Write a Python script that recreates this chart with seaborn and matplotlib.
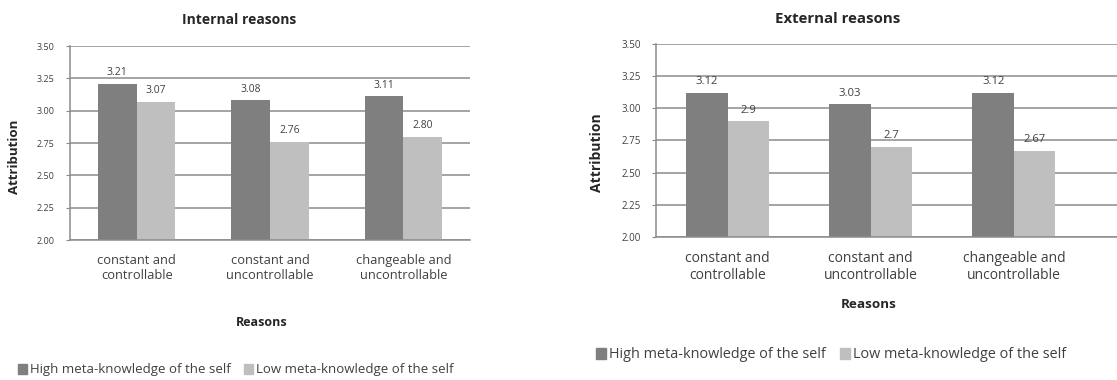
import pandas as pd
import matplotlib.pyplot as plt
import seaborn as sns

# values
reasons = ["constant and\ncontrollable", "constant and\nuncontrollable", "changeable and\nuncontrollable"]
groups = ["High meta-knowledge of the self", "Low meta-knowledge of the self"]
internal_high = [3.21, 3.08, 3.11]
internal_low = [3.07, 2.76, 2.80]
external_high = [3.12, 3.03, 3.12]
external_low = [2.90, 2.70, 2.67]
internal_labels = [["3.21", "3.08", "3.11"], ["3.07", "2.76", "2.80"]]
external_labels = [["3.12", "3.03", "3.12"], ["2.9", "2.7", "2.67"]]
yticks = [2.00, 2.25, 2.50, 2.75, 3.00, 3.25, 3.50]

sns.set_style("white")
plt.rcParams["font.family"] = ["Open Sans", "DejaVu Sans"]

dark = "#7f7f7f"
light = "#bfbfbf"
txt = "#404040"


def make_df(high, low):
    return pd.DataFrame(
        {
            "reason": reasons * 2,
            "group": [groups[0]] * 3 + [groups[1]] * 3,
            "value": high + low,
        }
    )


fig = plt.figure(figsize=(11.17, 3.8), dpi=100)
ax1 = fig.add_axes([0.0627, 0.3684, 0.3581, 0.5105])
ax2 = fig.add_axes([0.5873, 0.3763, 0.4127, 0.5080])

# the right chart was pasted a little larger, so its text is scaled up
panels = [
    (ax1, make_df(internal_high, internal_low), internal_labels, -0.5, 2.5, 1.0),
    (ax2, make_df(external_high, external_low), external_labels, -0.5, 2.72, 1.08),
]

for ax, df, labels, x0, x1, k in panels:
    sns.barplot(
        data=df,
        x="reason",
        y="value",
        hue="group",
        palette=[dark, light],
        width=0.58,
        saturation=1,
        linewidth=0,
        edgecolor="none",
        legend=False,
        ax=ax,
    )
    for cont, labs in zip(ax.containers, labels):
        ax.bar_label(cont, labels=labs, padding=4, fontsize=7.5 * k, color=txt)
    ax.set_ylim(2.0, 3.5)
    ax.set_xlim(x0, x1)
    ax.set_yticks(yticks)
    ax.set_yticklabels([f"{t:.2f}" for t in yticks], fontsize=6.5 * k, color=txt)
    ax.tick_params(axis="x", labelsize=9.3 * k, colors=txt, length=0, pad=10)
    ax.tick_params(axis="y", length=3, width=0.8, color="#888888", pad=8, left=True)
    ax.yaxis.grid(True, color="#8c8c8c", linewidth=1.1)
    ax.set_axisbelow(True)
    for s in ["top", "right"]:
        ax.spines[s].set_visible(False)
    for s in ["left", "bottom"]:
        ax.spines[s].set_color("#8c8c8c")
        ax.spines[s].set_linewidth(1.1)
    ax.set_xlabel("")
    ax.set_ylabel("")

# titles and axis labels placed like the original chart areas
fig.text(239 / 1117, 1 - 20 / 380, "Internal reasons", ha="center", va="center",
         fontsize=10, fontweight="bold", color="#262626")
fig.text(838 / 1117, 1 - 19 / 380, "External reasons", ha="center", va="center",
         fontsize=10.8, fontweight="bold", color="#262626")
fig.text(262 / 1117, 1 - 323 / 380, "Reasons", ha="center", va="center",
         fontsize=9, fontweight="bold", color="#262626")
fig.text(869 / 1117, 1 - 305 / 380, "Reasons", ha="center", va="center",
         fontsize=9.7, fontweight="bold", color="#262626")
fig.text(15 / 1117, 1 - 157 / 380, "Attribution", ha="center", va="center",
         rotation=90, fontsize=9.5, fontweight="bold", color="#262626")
fig.text(597 / 1117, 1 - 153 / 380, "Attribution", ha="center", va="center",
         rotation=90, fontsize=10, fontweight="bold", color="#262626")

handles = [plt.Rectangle((0, 0), 1, 1, color=dark), plt.Rectangle((0, 0), 1, 1, color=light)]
for x, y, fs in [(18 / 1117, 1 - 370 / 380, 9.5), (596 / 1117, 1 - 355 / 380, 10.4)]:
    fig.legend(handles, groups, loc="center left", bbox_to_anchor=(x, y), ncol=2,
               frameon=False, fontsize=fs, handlelength=0.7, handleheight=0.8,
               handletextpad=0.2, columnspacing=1.0, borderaxespad=0, borderpad=0,
               labelcolor=txt)

fig.savefig("out.png", dpi=100)
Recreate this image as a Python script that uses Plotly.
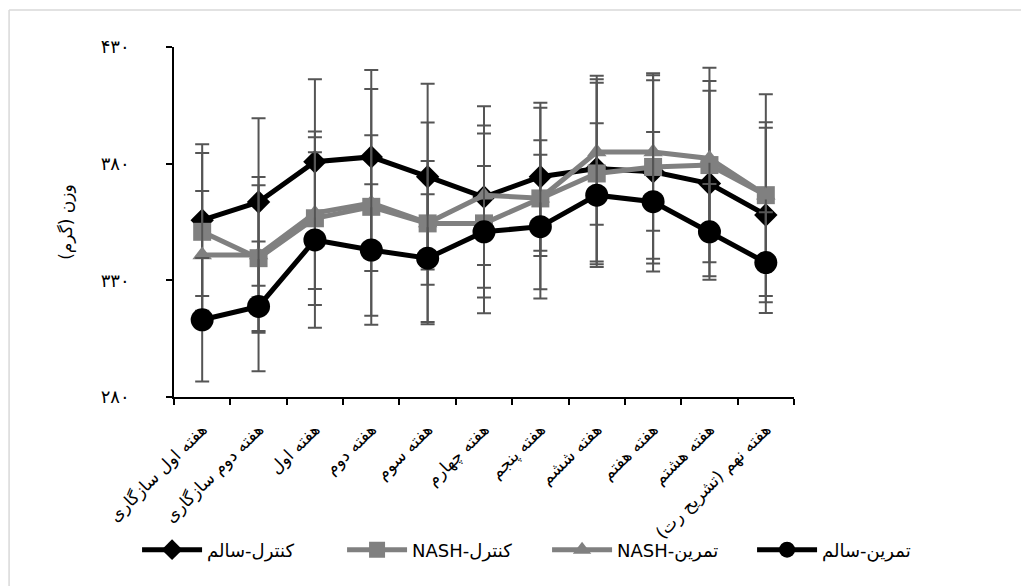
import plotly.graph_objects as go

weeks = ["هفته اول سازگاری", "هفته دوم سازگاری", "هفته اول", "هفته دوم", "هفته سوم",
         "هفته چهارم", "هفته پنجم", "هفته ششم", "هفته هفتم", "هفته هشتم", "هفته نهم (تشریح رت)"]

ctrl_healthy = [355.8, 363.6, 380.8, 382.9, 374.4, 365.7, 374.4, 377.9, 376.5, 371.5, 358.0]
ctrl_healthy_err = [32.5, 35.9, 35.4, 37.2, 39.8, 38.9, 31.7, 39.8, 39.3, 39.8, 37.4]

ctrl_nash = [350.8, 339.5, 356.6, 361.5, 354.4, 354.4, 365.1, 375.8, 378.6, 379.4, 366.5]
ctrl_nash_err = [33.8, 31.2, 37.2, 50.5, 43.2, 38.5, 38.9, 38.9, 39.3, 41.7, 43.2]

ex_nash = [340.9, 340.9, 358.8, 363.1, 354.6, 366.5, 365.2, 385.0, 385.0, 382.2, 366.5]
ex_nash_err = [27.4, 33.4, 32.5, 29.1, 26.5, 29.9, 24.8, 31.2, 33.8, 33.2, 31.2]

ex_healthy = [313.1, 318.8, 347.3, 343.0, 339.5, 350.8, 353.0, 366.5, 363.7, 350.8, 337.6]
ex_healthy_err = [26.5, 27.8, 37.6, 28.2, 27.4, 28.2, 30.8, 30.8, 29.9, 20.5, 21.6]

series_names = ["کنترل-سالم", "کنترل-NASH", "تمرین-NASH", "تمرین-سالم"]

y_tickvals = [280, 330, 380, 430]
y_ticktext = ["۲۸۰", "۳۳۰", "۳۸۰", "۴۳۰"]

FONT = "DejaVu Sans"
ERR_COLOR = "#555555"
RLE, PDF = "\u202b", "\u202c"   # right-to-left embedding, as in the original RTL legend

fig = go.Figure()

specs = [
    (series_names[0], ctrl_healthy, ctrl_healthy_err, "#000000", "diamond", 18),
    (series_names[1], ctrl_nash, ctrl_nash_err, "#808080", "square", 18),
    (series_names[2], ex_nash, ex_nash_err, "#808080", "triangle-up", 17),
    (series_names[3], ex_healthy, ex_healthy_err, "#000000", "circle", 23),
]

for name, vals, errs, col, sym, sz in specs:
    fig.add_trace(go.Scatter(
        x=weeks, y=vals, name=RLE + name + PDF, mode="lines+markers",
        line=dict(color=col, width=5),
        marker=dict(symbol=sym, size=sz, color=col, line=dict(width=0)),
        error_y=dict(type="data", array=errs, visible=True, color=ERR_COLOR,
                     thickness=2, width=7),
    ))

fig.update_layout(
    width=1029, height=586,
    margin=dict(l=166, r=243, t=39, b=197),
    paper_bgcolor="white", plot_bgcolor="white",
    font=dict(family=FONT, size=16, color="#000000"),
    showlegend=True,
    legend=dict(orientation="h", x=1.263, xanchor="right", y=-0.437, yanchor="middle",
                font=dict(family=FONT, size=18, color="#000000"),
                itemwidth=60, entrywidth=130, bgcolor="rgba(0,0,0,0)"),
    xaxis=dict(
        type="category", range=[-0.5, 10.5],
        showline=True, linecolor="#000000", linewidth=1.5,
        ticks="outside", tickson="boundaries", ticklen=6, tickcolor="#000000", tickwidth=1.5,
        tickangle=-45, ticklabelstandoff=14,
        tickfont=dict(family=FONT, size=17, color="#000000"),
        showgrid=False, zeroline=False,
    ),
    yaxis=dict(
        range=[280, 430], tickvals=y_tickvals, ticktext=y_ticktext,
        showline=True, linecolor="#000000", linewidth=1.5,
        ticks="outside", ticklen=6, tickcolor="#000000", tickwidth=1.5,
        ticklabelstandoff=33,
        tickfont=dict(family=FONT, size=18, color="#000000"),
        showgrid=False, zeroline=False,
        title=dict(text="وزن (گرم)", font=dict(family=FONT, size=17, color="#000000"), standoff=24),
    ),
    shapes=[
        dict(type="line", xref="paper", yref="paper", x0=-0.266, x1=1.4, y0=1.106, y1=1.106,
             line=dict(color="#d9d9d9", width=1.5)),
        dict(type="line", xref="paper", yref="paper", x0=-0.266, x1=-0.266, y0=1.106, y1=-0.58,
             line=dict(color="#d9d9d9", width=1.5)),
    ],
)

fig.write_html("out.html")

================================

WRITTEN REQUEST.
Repeat word for word the lines above, from the first entry through the line containing "import seaborn as sns", with both ends kept and the pictures dropped.

SOLVED EXERCISE.
Write a Python script that recreates this chart with seaborn and matplotlib.
import pandas as pd
import matplotlib.pyplot as plt
import seaborn as sns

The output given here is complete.